In an essay entitled “The Paris Art Theft, May 2010,” Catherine Schofield Sezgin relates the events of the theft of the Musée d’Art Moderne de la Ville de Paris in the 16th arrondissement in Paris and speculates about how the thief may have stolen five paintings.

Christophe Girard, deputy culture secretary in Paris, estimated the value of the stolen paintings at 100 Euros ($123 million). The five missing paintings are reported as: “Le pigeon aux petits-pois” (The Pidgeon with the Peas), an ochre and brown Cubist oil painting by Pablo Picasso worth an estimated 23 million euros; “La Pastorale” (Pastoral), an oil painting of nudes on a hillside by Henri Matisse about 15 million euros; “L’olivier prés de l’Estaque” (Olive Tree Near Estaque)by Georges Braque; “La femme a l’eventail” (Woman with a Fan) by Amedeo Modigliani; and “Nature-more aux chandeliers” (Still Life with Candlesticks) by Fernand Leger.

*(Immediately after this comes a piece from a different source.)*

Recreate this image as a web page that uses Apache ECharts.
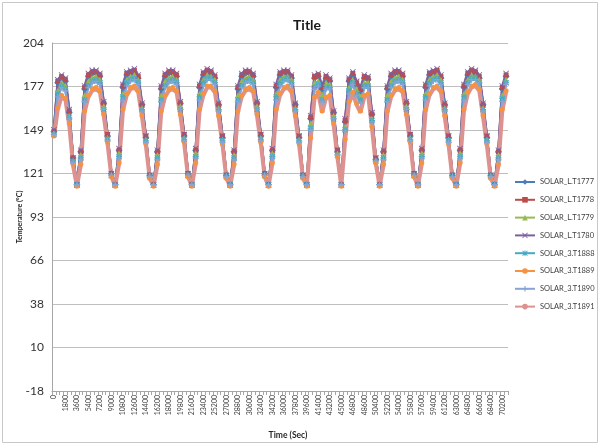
<!DOCTYPE html>
<html>
<head>
<meta charset="utf-8">
<script src="https://cdn.jsdelivr.net/npm/echarts@6/dist/echarts.min.js"></script>
<style>
  html, body { margin: 0; padding: 0; background: #ffffff; }
  #chart { width: 600px; height: 445px; }
</style>
</head>
<body>
<div id="chart"></div>
<script>
// Sample times (s), one reading every 600 s
const timeSec = [
  0,600,1200,1800,2400,3000,3600,4200,4800,5400,
  6000,6600,7200,7800,8400,9000,9600,10200,10800,11400,
  12000,12600,13200,13800,14400,15000,15600,16200,16800,17400,
  18000,18600,19200,19800,20400,21000,21600,22200,22800,23400,
  24000,24600,25200,25800,26400,27000,27600,28200,28800,29400,
  30000,30600,31200,31800,32400,33000,33600,34200,34800,35400,
  36000,36600,37200,37800,38400,39000,39600,40200,40800,41400,
  42000,42600,43200,43800,44400,45000,45600,46200,46800,47400,
  48000,48600,49200,49800,50400,51000,51600,52200,52800,53400,
  54000,54600,55200,55800,56400,57000,57600,58200,58800,59400,
  60000,60600,61200,61800,62400,63000,63600,64200,64800,65400,
  66000,66600,67200,67800,68400,69000,69600,70200,70800
];

// Temperature tick labels (°C), one per 50 °F step from 0 °F to 400 °F
const yTickLabels = ['-18', '10', '38', '66', '93', '121', '149', '177', '204'];

// Temperatures (°C)
const solarL_T1777 = [
  148,179,182,180,160,131,114,
  135,175,183,185,185,183,166,145,121,114,
  136,176,184,185,186,182,165,144,120,114,
  135,175,183,185,185,183,166,145,121,114,
  136,176,184,186,185,182,165,144,120,114,
  135,175,183,185,185,183,166,145,121,114,
  136,176,184,185,185,182,165,144,120,114,
  156,182,183,175,182,180,160,135,114,
  154,180,184,178,174,182,181,159,130,114,
  135,175,183,185,185,183,166,145,121,114,
  136,176,184,185,186,182,165,144,120,114,
  136,176,184,186,185,182,165,144,120,114,
  135,175,183
];
const solarL_T1778 = [
  148,180,183,181,161,131,114,
  135,176,184,186,186,184,166,146,121,114,
  136,177,185,186,187,183,165,145,120,114,
  135,176,184,186,186,184,166,146,121,114,
  136,177,185,187,186,183,165,145,120,114,
  135,176,184,186,186,184,166,146,121,114,
  136,177,185,186,186,183,165,145,120,114,
  157,183,184,176,183,181,160,136,114,
  155,181,185,179,175,183,182,159,131,114,
  135,176,184,186,186,184,166,146,121,114,
  136,177,185,186,187,183,165,145,120,114,
  136,177,185,187,186,183,165,145,120,114,
  135,176,184
];
const solarL_T1779 = [
  147,174,179,177,158,130,114,
  133,171,180,182,183,181,164,144,120,114,
  134,172,181,183,184,181,163,143,120,114,
  133,171,180,182,183,181,164,144,120,114,
  134,172,181,184,183,181,163,143,120,114,
  133,171,180,182,183,181,164,144,120,114,
  134,172,181,183,183,181,163,143,120,114,
  153,179,180,171,179,178,158,134,114,
  151,176,181,175,170,179,179,156,130,114,
  133,171,180,182,183,181,164,144,120,114,
  134,172,181,183,184,181,163,143,120,114,
  134,172,181,184,183,181,163,143,120,114,
  133,171,181
];
const solarL_T1780 = [
  149,181,184,182,162,131,114,
  136,177,185,187,187,185,167,146,121,114,
  137,178,186,187,188,184,166,145,120,114,
  136,177,185,187,187,185,167,146,121,114,
  137,178,186,188,187,184,166,145,120,114,
  136,177,185,187,187,185,167,146,121,114,
  137,178,186,187,187,184,166,145,120,114,
  158,184,185,177,184,182,161,136,114,
  156,182,186,180,176,184,183,160,131,114,
  136,177,185,187,187,185,167,146,121,114,
  137,178,186,187,188,184,166,145,120,114,
  137,178,186,188,187,184,166,145,120,114,
  136,177,185
];
const solar3_T1888 = [
  146,172,177,175,157,129,114,
  131,168,177,180,181,179,162,143,120,114,
  132,170,179,181,182,179,162,142,119,114,
  131,168,177,180,181,179,162,143,120,114,
  132,170,179,182,182,179,162,142,119,114,
  131,168,177,180,181,179,162,143,120,114,
  132,170,179,181,182,179,162,142,119,114,
  150,176,178,168,176,176,156,133,114,
  149,174,179,172,168,177,177,155,129,114,
  131,168,177,180,181,179,162,143,120,114,
  132,170,179,181,182,179,162,142,119,114,
  132,170,179,182,182,179,162,142,119,114,
  131,169,179
];
const solar3_T1889 = [
  145,163,171,169,153,127,113,
  127,161,171,175,176,174,159,141,119,113,
  128,162,172,176,177,174,158,140,118,113,
  127,161,171,175,176,174,159,141,119,113,
  128,162,172,177,177,174,158,140,118,113,
  127,161,171,175,176,174,159,141,119,113,
  128,162,172,176,177,174,158,140,118,113,
  144,170,173,161,170,171,153,132,113,
  143,167,173,166,161,171,172,151,128,113,
  127,161,171,175,176,174,159,141,119,113,
  128,162,172,176,177,174,158,140,118,113,
  128,162,173,177,178,175,158,140,118,113,
  127,162,174
];
const solar3_T1890 = [
  146,170,176,174,156,128,114,
  130,167,176,179,180,178,162,142,120,114,
  131,168,177,180,181,178,161,141,119,114,
  130,167,176,179,180,178,162,142,120,114,
  131,168,177,181,181,178,161,141,119,114,
  130,167,176,179,180,178,162,142,120,114,
  131,168,177,180,181,178,161,141,119,114,
  149,175,177,167,175,175,156,133,114,
  148,172,178,171,166,176,176,154,129,114,
  130,167,176,179,180,178,162,142,120,114,
  131,168,177,180,181,178,161,141,119,114,
  131,168,178,181,181,179,161,141,119,114,
  130,167,178
];
const solar3_T1891 = [
  144,162,170,168,152,126,113,
  126,160,170,174,175,173,158,140,119,113,
  127,161,171,175,176,173,157,139,118,113,
  126,160,170,174,175,173,158,140,119,113,
  127,161,171,176,176,173,157,139,118,113,
  126,160,170,174,175,173,158,140,119,113,
  127,161,171,175,176,173,157,139,118,113,
  143,169,172,160,169,170,152,131,113,
  142,166,172,165,160,170,171,150,127,113,
  126,160,170,174,175,173,158,140,119,113,
  127,161,171,175,176,173,157,139,118,113,
  127,161,172,176,177,174,157,139,118,113,
  126,161,173
];

const seriesNames = [
  'SOLAR_L.T1777', 'SOLAR_L.T1778', 'SOLAR_L.T1779', 'SOLAR_L.T1780',
  'SOLAR_3.T1888', 'SOLAR_3.T1889', 'SOLAR_3.T1890', 'SOLAR_3.T1891'
];
const seriesValues = [
  solarL_T1777, solarL_T1778, solarL_T1779, solarL_T1780,
  solar3_T1888, solar3_T1889, solar3_T1890, solar3_T1891
];

// Marker shapes
const PLUS = 'path://M4,0H6V4H10V6H6V10H4V6H0V4H4Z';
const CROSS = 'path://M1,0L5,4L9,0L10,1L6,5L10,9L9,10L5,6L1,10L0,9L4,5L0,1Z';
const ASTER = 'path://M4.2,0H5.8V4.2H10V5.8H5.8V10H4.2V5.8H0V4.2H4.2Z M1.2,0L5,3.8L8.8,0L10,1.2L6.2,5L10,8.8L8.8,10L5,6.2L1.2,10L0,8.8L3.8,5L0,1.2Z';

const styles = [
  { color: '#4A7EBB', symbol: 'diamond',  size: 7, width: 2.4 },
  { color: '#BE4B48', symbol: 'rect',     size: 5, width: 2.4 },
  { color: '#98B954', symbol: 'triangle', size: 6, width: 2.4 },
  { color: '#7D60A0', symbol: CROSS,      size: 6, width: 2.4 },
  { color: '#46AAC5', symbol: ASTER,      size: 6, width: 2.4 },
  { color: '#F69240', symbol: 'circle',   size: 5, width: 2.4 },
  { color: '#86A4D8', symbol: PLUS,       size: 6, width: 2.4 },
  { color: '#DE928F', symbol: 'none',     size: 0, width: 4 }
];

const FONT = 'Lato, "Open Sans", "DejaVu Sans", sans-serif';

const series = seriesNames.map((name, k) => ({
  type: 'line',
  name: name,
  data: seriesValues[k],
  yAxisIndex: 1,
  symbol: styles[k].symbol,
  symbolSize: styles[k].size,
  showSymbol: styles[k].symbol !== 'none',
  showAllSymbol: true,
  lineStyle: { color: styles[k].color, width: styles[k].width },
  itemStyle: { color: styles[k].color, borderWidth: 0 },
  emphasis: { disabled: true }
}));

const chart = echarts.init(document.getElementById('chart'), null, { renderer: 'canvas' });
chart.setOption({
  animation: false,
  backgroundColor: '#ffffff',
  title: {
    text: 'Title',
    left: 288,
    top: 13,
    textStyle: { fontFamily: FONT, fontSize: 14, fontWeight: 'bold', color: '#1a1a1a' }
  },
  graphic: [{
    type: 'rect',
    shape: { x: 2.5, y: 2.5, width: 595, height: 440 },
    style: { fill: 'none', stroke: '#c8c8c8', lineWidth: 1 },
    silent: true
  }],
  legend: {
    orient: 'vertical',
    left: 514,
    top: 178,
    padding: 0,
    itemWidth: 20,
    itemHeight: 7,
    itemGap: 9.8,
    textStyle: { fontFamily: FONT, fontSize: 7.5, color: '#404040', width: 60, overflow: 'none' },
    data: seriesNames
  },
  grid: { left: 52, right: 92, top: 43, bottom: 53, containLabel: false },
  xAxis: {
    type: 'category',
    data: timeSec,
    boundaryGap: true,
    name: 'Time (Sec)',
    nameLocation: 'middle',
    nameGap: 40,
    nameMoveOverlap: false,
    nameTextStyle: { fontFamily: FONT, fontSize: 8.5, fontWeight: 'bold', color: '#262626', padding: [0, 0, 0, 16] },
    axisLine: { lineStyle: { color: '#a6a6a6', width: 1 } },
    axisTick: { show: true, interval: 0, length: 4, lineStyle: { color: '#a6a6a6' } },
    axisLabel: { interval: 2, rotate: 90, fontFamily: FONT, fontSize: 7, color: '#404040', margin: 4 },
    splitLine: { show: false }
  },
  yAxis: [
    {
      // Tick scale in °F steps, labelled in °C
      type: 'value',
      min: 0,
      max: 400,
      interval: 50,
      name: 'Temperature (°C)',
      nameLocation: 'middle',
      nameGap: 29,
      nameMoveOverlap: false,
      nameRotate: 90,
      nameTextStyle: { fontFamily: FONT, fontSize: 7, fontWeight: 'bold', color: '#262626' },
      axisLine: { show: true, lineStyle: { color: '#a6a6a6' } },
      axisTick: { show: false },
      axisLabel: {
        fontFamily: FONT, fontSize: 12, color: '#333333', margin: 8,
        formatter: (v) => yTickLabels[Math.round(v / 50)]
      },
      splitLine: { show: true, lineStyle: { color: '#bfbfbf', width: 1 } }
    },
    {
      // Data scale in °C spanning the same range
      type: 'value',
      min: -160 / 9,
      max: 1840 / 9,
      show: false,
      splitLine: { show: false }
    }
  ],
  series: series
});
</script>
</body>
</html>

According to Paris’ mayor, Betrand Delanoe, the museum’s security system, including some of the surveillance cameras, has not worked since March 30 and has not been fixed since the security company is waiting for parts from a supplier.
"In 2009, early January, I was ending a two-week holiday in Paris. We had been staying next door to the Musée d’Art Moderne de la Ville de Paris but had not been inside it. On Saturday evening, the night before leaving, I left my children in the apartment and walked next door to check out the permanent collection which was free. The museum would be closing in a few minutes. I headed downstairs and started looking at paintings, somewhat sure that after days and days in Paris at the Musee d'Orsay and the Louvre and the Musée National d'Art Moderne at the Centre Pompidou that there wasn't much more for me to see in such short time. And then I saw this painting of trees that amazed me, and discovered that it was by Braque, titled, in English, Olive Tree Near Estaque. I just loved it and am happy to share these photos now." -- Catherine Schofield Sezgin.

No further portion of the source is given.